Liu Jianqiang, a fruit seller from Juyuan Town, of Dujiangyan City, still shudders in horror recalling the devastating earthquake.

That afternoon, Liu was driving his mini-truck to the local hospital to sell fruit.

“The moment I parked the truck in front of the hospital, I heard rumbling noises and the truck shook violently.”

Liu had read about the Tangshan Earthquake, so he quickly realised what was happening. “I jumped off my truck, grabbed a small tree and crouched on the ground. My truck jumped up and down, like it was dancing.”

Within seconds, the hospital garage, the newly built police station, the courthouse, the aluminium factory and the cement factory had been razed to the ground. The hospital was intact, but huge cracks appeared in the wall. “I couldn’t speak. The town had disappeared in front of my eyes, instantly.”

Soon after the earthquake, the government collected all the food in the town to prevent plundering and hoarding.

“In the past two days, every one of the 6,000 residents has had only a half bowl of porridge a day. The food supply is running out. I’ve donated my 1,500 kg of fruit.”

Two days later, they decided to take action rather than wait passively for help. Liu and other residents made simple stretchers and carried the injured to Dujiangyan city for treatment.

“There was no path. All the roads were blocked by landslides or mud. We had no option, but to wind our way through. On the way, we felt many aftershocks. Some stones were as large as a two-storey building and the Min Jiang River turned yellow and red.”

In the face of this severe adversity, many Chinese have shown bravery, confidence and unity.

Zhu Fumin, a senior high school student at Beichuan No.1 middle school about 160 km northwest of the epicenter, Wenchuan, was acclaimed as a hero for his calm, courage and quick thinking that saved 33 lives.

The 15-year-old ordered everyone to “lie flat on the floor” when the quake jolted their classroom, said classmate Dai Yingying.

Most of the teenagers copied him by hiding under their desks. In the dark some began to scream and cry. “Zhu told us to stay calm and to conserve our energy,” said Dai.

After a few minutes the students calmed down. Some used their cell phones as lights and found the ceiling had toppled. Several students were stuck between the ceiling and the desks.

After about an hour, Zhu heard noises outside the wall, and found a little hole. He shouted through the hole for help, and found some teachers and students, who had been having a gym class in the playground when the quake struck, were digging away the rubble.

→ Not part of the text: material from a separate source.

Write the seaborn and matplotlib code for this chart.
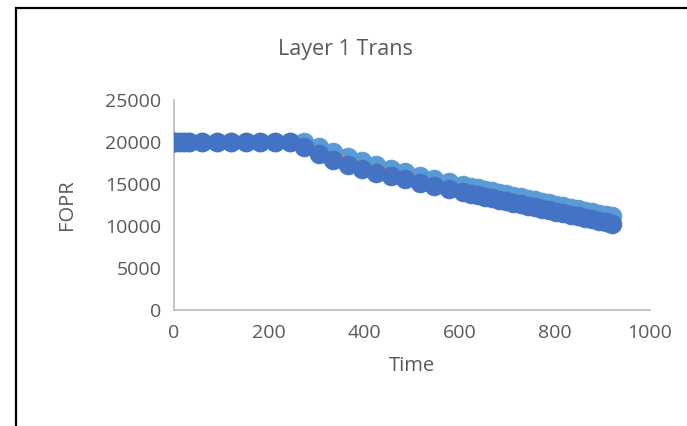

Zhu and another boy joined them and with all their might, they tore a gap on the wall through which 33 of all the 65 students escaped.

The main building of the school collapsed when the quake hit at about 2.28 p.m., burying 1,000 students and teachers.

As of May 17, the rescue forces had saved 33,434 victims, but they still face many difficulties.

To date, there has been no reported large-scale epidemic in Sichuan Province, but it is a crucial moment for disease control, said Feng Zijian, an expert from the Chinese Center for Disease Control and Prevention.

On the other hand, many people have acted to help, but their enthusiasm often hindered their own initiatives and those of the professional emergency workers, said an official of Chinese Communist Youth League, China’s largest youth organisation.

On March 15, the China Meteorological Administration (CMA) forecast the rain in the quake-stricken areas would ease over the next week, improving conditions for rescue and relief work.

However, previous rainfall, coupled with the devastating quake, will add to the probability of landslides, collapses or mud-rock flows in Sichuan and western Yunnan Province.

Another hidden danger comes from the dams. Water resources authorities have issued an emergency warning after water projects suffered severe damage in the quake.

E Jingping, vice minister of water resources, said the quake had damaged “a considerable number of water projects”.

“Given that water reservoirs are prone to risks, dam collapses might lead to mass casualties if inspections and rescue work are not conducted in a timely manner,” E said.

Sichuan is home to a number of major water projects, including the south-to-north water diversion project and the Three Gorges Dam.